Artist Edvard Munch hid a message on his famous painting The Scream, it has been confirmed.

The words “Can only have been painted by a madman” had been the cause of serious debate in the art world, with experts arguing over whether the Norwegian artist wrote the message himself or if the painting was vandalised by an unimpressed viewer.

The barely visible sentence was written in pencil in the top left-hand corner.

New tests conducted by The National Museum of Norway – using technology to analyse the handwriting and compare it with the writing in the artist’s letters and diaries – have now confirmed the words were written by Munch himself.

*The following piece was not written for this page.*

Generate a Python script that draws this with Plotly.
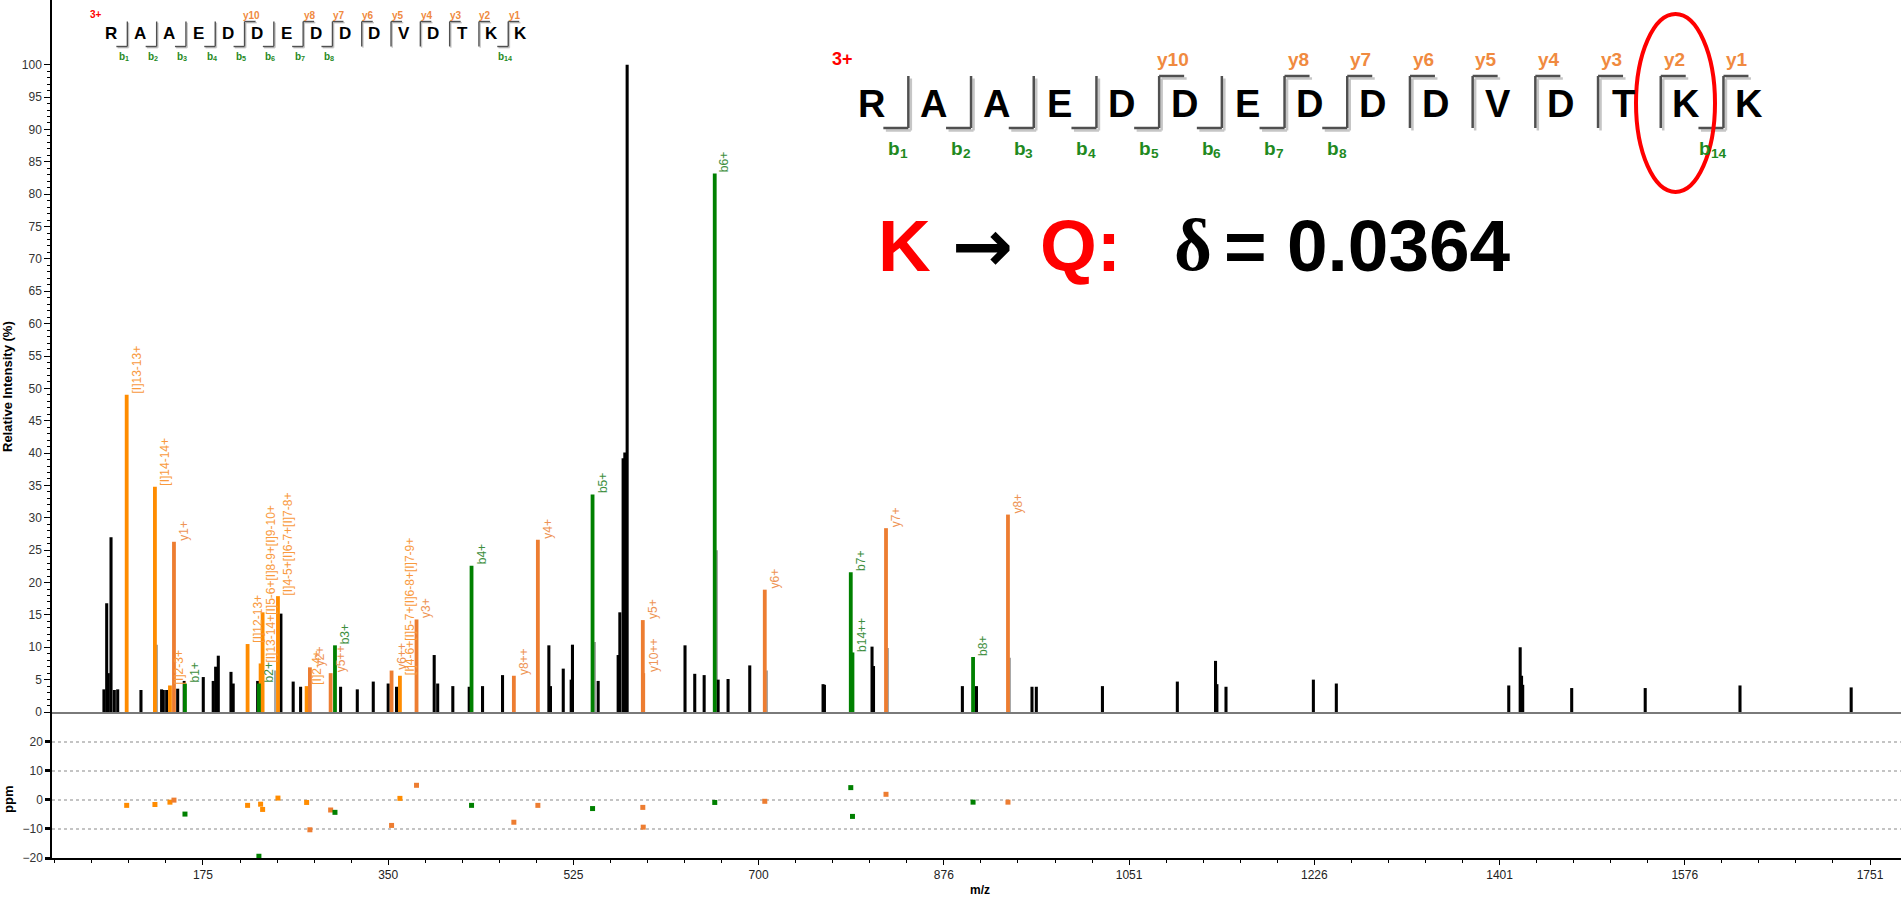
import plotly.graph_objects as go

# ---------------- spectrum data ----------------
# unassigned peaks (m/z, relative intensity %)
peak_mz = [81.5, 84.1, 85.6, 88.2, 91.3, 94.5, 116.5, 136.0, 137.6, 140.8, 151.2, 157.4,
           175.4, 184.8, 187.1, 189.6, 201.6, 203.7, 226.8, 248.8, 260.4, 267.4, 305.2, 321.0,
           336.1, 350.2, 358.1, 393.7, 397.0, 411.3, 426.8, 439.4, 458.3, 502.1, 503.6, 515.7,
           523.2, 524.4, 548.7, 567.6, 569.2, 572.3, 573.9, 576.1, 630.8, 640.0, 648.9, 662.1,
           671.5, 692.0, 761.3, 762.6, 807.6, 809.0, 893.0, 906.3, 958.8, 962.9, 1025.4, 1096.2,
           1132.3, 1133.6, 1142.2, 1224.8, 1246.5, 1409.5, 1420.3, 1421.6, 1422.7, 1469.0, 1538.5,
           1628.1, 1733.2]
peak_int = [3.5, 16.8, 6.0, 27.0, 3.4, 3.5, 3.4, 3.5, 3.4, 3.4, 3.6, 4.8,
            5.4, 4.8, 7.0, 8.7, 6.2, 4.4, 4.8, 15.2, 4.7, 3.9, 3.9, 3.5,
            4.7, 4.4, 3.9, 8.8, 4.4, 4.0, 3.9, 4.0, 5.7, 10.3, 4.0, 6.7,
            5.0, 10.4, 4.8, 8.8, 15.4, 39.2, 40.1, 100.0, 10.3, 5.9, 5.7, 5.0,
            5.1, 7.2, 4.3, 4.2, 10.1, 7.1, 4.0, 4.0, 3.9, 3.9, 4.0, 4.7,
            7.9, 4.3, 3.9, 5.0, 4.4, 4.1, 10.0, 5.6, 4.2, 3.7, 3.7,
            4.1, 3.8]

# weak shoulder peaks next to annotated ions
shoulder_mz = [131.9, 243.1, 545.5, 661.0, 708.7, 822.7, 938.4]
shoulder_int = [10.4, 6.4, 10.8, 25.0, 6.4, 9.9, 8.4]

# annotated fragment ions: b = b-ion, y = y-ion, i = internal fragment
ion_mz = [103.0, 129.7, 143.9, 147.7, 158.1, 217.3, 228.0, 229.6, 231.5, 246.0,
          273.1, 276.2, 295.8, 299.9, 353.4, 361.3, 377.0, 429.0, 469.0, 491.7,
          543.4, 590.9, 591.3, 658.9, 706.2, 787.5, 789.1, 820.8, 903.1, 936.1]
ion_int = [49.0, 34.8, 4.1, 26.3, 4.4, 10.5, 4.4, 7.5, 15.4, 17.9,
           4.0, 6.9, 6.0, 10.3, 6.4, 5.6, 14.3, 22.6, 5.6, 26.6,
           33.6, 14.2, 6.0, 83.2, 18.9, 21.6, 9.2, 28.4, 8.5, 30.5]
ion_kind = ["i", "i", "i", "y", "b", "i", "b", "i", "i", "i",
            "i", "y", "y", "b", "y", "i", "y", "b", "y", "y",
            "b", "y", "y", "b", "y", "b", "b", "y", "b", "y"]
ion_label = ["[I]13-13+", "[I]14-14+", "[I]2-3+", "y1+", "b1+", "[I]12-13+", "b2+",
             "[I]13-14+[I]5-6+[I]8-9+[I]9-10+", "", "[I]4-5+[I]6-7+[I]7-8+",
             "[I]2-4+", "y2+", "y5++", "b3+", "y6++", "[I]4-6+[I]5-7+[I]6-8+[I]7-9+",
             "y3+", "b4+", "y8++", "y4+", "b5+", "y5+", "y10++", "b6+", "y6+",
             "b7+", "b14++", "y7+", "b8+", "y8+"]
ion_ppm = [-1.9, -1.6, -0.8, -0.1, -4.9, -1.9, -19.4, -1.5, -3.3, 0.6,
           -0.9, -10.3, -3.5, -4.3, -8.8, 0.5, 5.0, -1.9, -7.7, -1.9,
           -3.0, -2.6, -9.4, -0.9, -0.5, 4.2, -5.7, 1.9, -0.8, -0.8]

# axis ticks
mz_tick_vals = [175.1, 350.2, 525.3, 700.4, 875.5, 1050.6, 1225.7, 1400.8, 1575.9, 1751.0]
mz_tick_text = ["175", "350", "525", "700", "876", "1051", "1226", "1401", "1576", "1751"]
int_tick_vals = list(range(0, 101, 5))
ppm_tick_vals = [-20, -10, 0, 10, 20]

# peptide sequence and fragment coverage
peptide = "RAAEDDEDDDVDTKK"
b_sites = [1, 2, 3, 4, 5, 6, 7, 8, 14]
y_sites = [10, 8, 7, 6, 5, 4, 3, 2, 1]
precursor_charge = "3+"
substitution = ["K", "→", "Q:", "δ", "= 0.0364"]

# ---------------- page geometry ----------------
W, H = 1901, 900
ML, MR, MT, MB = 52, 0, 0, 42
PW, PH = W - ML - MR, H - MT - MB
SPLIT = (PH - 712) / PH          # top of the ppm panel


def px(x):
    return (x - ML) / PW


def py(y):
    return (PH + MT - y) / PH


COL = {"b": "#008000", "y": "#ED7D31", "i": "#FF8C00"}
LCOL = {"b": "#3F8F3F", "y": "#EE9455", "i": "#F99A3E"}
SANS = "Liberation Sans"

fig = go.Figure()

# ---------------- spectrum bars ----------------
fig.add_trace(go.Bar(x=shoulder_mz, y=shoulder_int, width=1.1,
                     marker=dict(color="#a8a8a8", line_width=0), xaxis="x", yaxis="y"))
fig.add_trace(go.Bar(x=peak_mz, y=peak_int, width=2.9,
                     marker=dict(color="black", line_width=0), xaxis="x", yaxis="y"))
for kind in ["i", "y", "b"]:
    xs = [m for m, k in zip(ion_mz, ion_kind) if k == kind]
    ys = [v for v, k in zip(ion_int, ion_kind) if k == kind]
    fig.add_trace(go.Bar(x=xs, y=ys, width=3.6,
                         marker=dict(color=COL[kind], line_width=0), xaxis="x", yaxis="y"))

# ---------------- mass error panel ----------------
for kind in ["i", "y", "b"]:
    xs = [m for m, k in zip(ion_mz, ion_kind) if k == kind]
    ys = [v for v, k in zip(ion_ppm, ion_kind) if k == kind]
    fig.add_trace(go.Scatter(x=xs, y=ys, mode="markers", xaxis="x2", yaxis="y2",
                             marker=dict(symbol="square", size=5, color=COL[kind],
                                         line_width=0)))

annotations = []
shapes = []

# ion labels, rotated above each bar
for m, v, k, lab in zip(ion_mz, ion_int, ion_kind, ion_label):
    if not lab:
        continue
    annotations.append(dict(x=m, y=v, xref="x", yref="y", text=lab, showarrow=False,
                            textangle=-90, xanchor="left", yanchor="bottom",
                            xshift=2, borderpad=0,
                            font=dict(family=SANS, size=12, color=LCOL[k])))


def page_text(x, y, text, size, color, family=SANS, xanchor="center", bold=True):
    annotations.append(dict(x=px(x), y=py(y), xref="paper", yref="paper", text=text,
                            showarrow=False, xanchor=xanchor, yanchor="middle",
                            font=dict(family=family, size=size, color=color,
                                      weight="bold" if bold else "normal")))


# ---------------- sequence coverage graphics ----------------
def add_sequence(x0, step, yc, size, top, bottom, offset, hook, ylab_y, blab_y,
                 lab_size, charge_xy, charge_size, lw, shadow):
    n = len(peptide)
    green, orange = "#1F8A1F", "#F08A40"
    sub_size = lab_size * 0.72
    for i, aa in enumerate(peptide):
        page_text(x0 + i * step, yc, aa, size, "black")
    for k in range(1, n):
        xv = x0 + (k - 1) * step + step / 2 + offset
        has_b = k in b_sites
        has_y = (n - k) in y_sites
        if not (has_b or has_y):
            continue
        segs = [(xv, top, xv, bottom)]
        if has_b:
            segs.append((xv - hook, bottom, xv, bottom))
            # "b" with a subscript index, centred under the hook
            wb = 0.61 * lab_size
            wd = 0.56 * sub_size * len(str(k))
            left = xv - hook / 2 - (wb + wd) / 2
            page_text(left, blab_y, "b", lab_size, green, xanchor="left")
            page_text(left + wb, blab_y + lab_size * 0.22, str(k), sub_size, green,
                      xanchor="left")
        if has_y:
            segs.append((xv, top, xv + hook, top))
            page_text(xv + hook / 2 + 1, ylab_y, "y%d" % (n - k), lab_size, orange)
        for (xa, ya, xb, yb) in segs:
            shapes.append(dict(type="line", xref="paper", yref="paper",
                               x0=px(xa + shadow), y0=py(ya + shadow),
                               x1=px(xb + shadow), y1=py(yb + shadow),
                               line=dict(color="#c6c6c6", width=lw)))
            shapes.append(dict(type="line", xref="paper", yref="paper",
                               x0=px(xa), y0=py(ya), x1=px(xb), y1=py(yb),
                               line=dict(color="#505050", width=lw)))
    page_text(charge_xy[0], charge_xy[1], precursor_charge, charge_size, "red")


# small header sequence
add_sequence(x0=110.7, step=29.3, yc=34, size=17, top=21.5, bottom=46.5, offset=2,
             hook=11, ylab_y=15, blab_y=56, lab_size=10, charge_xy=(96, 14),
             charge_size=10, lw=1.4, shadow=1.2)
# large sequence
add_sequence(x0=871, step=62.7, yc=104, size=38, top=76, bottom=128, offset=6,
             hook=25, ylab_y=60, blab_y=149, lab_size=19, charge_xy=(842, 59),
             charge_size=18, lw=2.5, shadow=2.5)

# highlight of the substituted residue
shapes.append(dict(type="circle", xref="paper", yref="paper",
                   x0=px(1636), x1=px(1715), y0=py(192), y1=py(14),
                   line=dict(color="red", width=4)))

# substitution statement
sub_left = [876, 950, 1038, 1172, 1222]
sub_col = ["red", "black", "red", "black", "black"]
sub_font = [SANS, "DejaVu Sans", SANS, "Liberation Serif", SANS]
for txt, xl, c, f in zip(substitution, sub_left, sub_col, sub_font):
    page_text(xl, 245, txt, 73, c, family=f, xanchor="left")

# axis titles
annotations.append(dict(x=px(7), y=py(387), xref="paper", yref="paper",
                        text="Relative Intensity (%)", showarrow=False, textangle=-90,
                        xanchor="center", yanchor="middle",
                        font=dict(family=SANS, size=13, color="black", weight="bold")))
annotations.append(dict(x=px(8), y=py(800), xref="paper", yref="paper", text="ppm",
                        showarrow=False, textangle=-90, xanchor="center", yanchor="middle",
                        font=dict(family=SANS, size=13, color="black", weight="bold")))
page_text(980, 890, "m/z", 12, "black")

x_range = [32.4, 1780.3]
fig.update_layout(
    width=W, height=H,
    margin=dict(l=ML, r=MR, t=MT, b=MB),
    paper_bgcolor="white", plot_bgcolor="white",
    barmode="overlay", showlegend=False,
    xaxis=dict(domain=[0, 1], range=x_range, anchor="y", showline=True,
               linecolor="#7a7a7a", linewidth=2, showticklabels=False, ticks="",
               showgrid=False, zeroline=False),
    xaxis2=dict(domain=[0, 1], range=x_range, anchor="y2", matches="x", showline=True,
                linecolor="black", linewidth=2, ticks="outside", ticklen=5, tickwidth=1.2,
                tickcolor="black", tickmode="array", tickvals=mz_tick_vals,
                ticktext=mz_tick_text, showgrid=False, zeroline=False,
                tickfont=dict(family=SANS, size=12, color="#222"),
                minor=dict(tickmode="linear", tick0=0, dtick=35.02, ticks="outside",
                           ticklen=3, tickcolor="black", showgrid=False)),
    yaxis=dict(domain=[SPLIT, 1], range=[0, 110], anchor="x", showline=True,
               linecolor="black", linewidth=1.5, ticks="outside", ticklen=6, tickwidth=1.2,
               tickcolor="black", tickmode="array", tickvals=int_tick_vals,
               showgrid=False, zeroline=False,
               tickfont=dict(family=SANS, size=12, color="#333"),
               minor=dict(tickmode="array", tickvals=list(range(0, 101)), ticks="outside",
                          ticklen=3, tickcolor="black", showgrid=False)),
    yaxis2=dict(domain=[0, SPLIT], range=[-20, 30.2], anchor="x2", showline=True,
                linecolor="black", linewidth=1.5, ticks="outside", ticklen=5, tickwidth=2.5,
                tickcolor="black", tickmode="array", tickvals=ppm_tick_vals,
                showgrid=True, gridcolor="#c4c4c4", griddash="dot", gridwidth=2,
                zeroline=False, tickfont=dict(family=SANS, size=12, color="#333")),
    annotations=annotations,
    shapes=shapes,
)

fig.write_html("out.html")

“The writing is without a doubt Munch's own,” museum curator Mai Britt Guleng said.

“The handwriting itself, as well as events that happened in 1895, when Munch showed the painting in Norway for the first time, all point in the same direction.”

The message scrawled on Edvard Munch’s painting of The Scream (Borre Hostland / Courtesy of the National Museum, Norway)

Appearing on the Today show on BBC Radio 4, she explained that “curiously enough” there had been little speculation over the inscription until recently.

“[The message] can be read both as a statement of vulnerability [but also] showing us the painter who loved to provoke,” she said.

Munch created four versions of The Scream – two in paint and two in pastel – along with a lithograph stone from which a number of prints were made.

When the first version was first unveiled, it provoked heavy criticism along with gossip surrounding the state of Munch’s mental health.

It is believed that the artist, who was hurt by the reaction, added his statement to the painting after its first exhibition.

He was hospitalised after suffering a nervous breakdown in 1908.

The Scream will be exhibited with several other of Munch’s works in the newly constructed National Museum of Norway from 2022.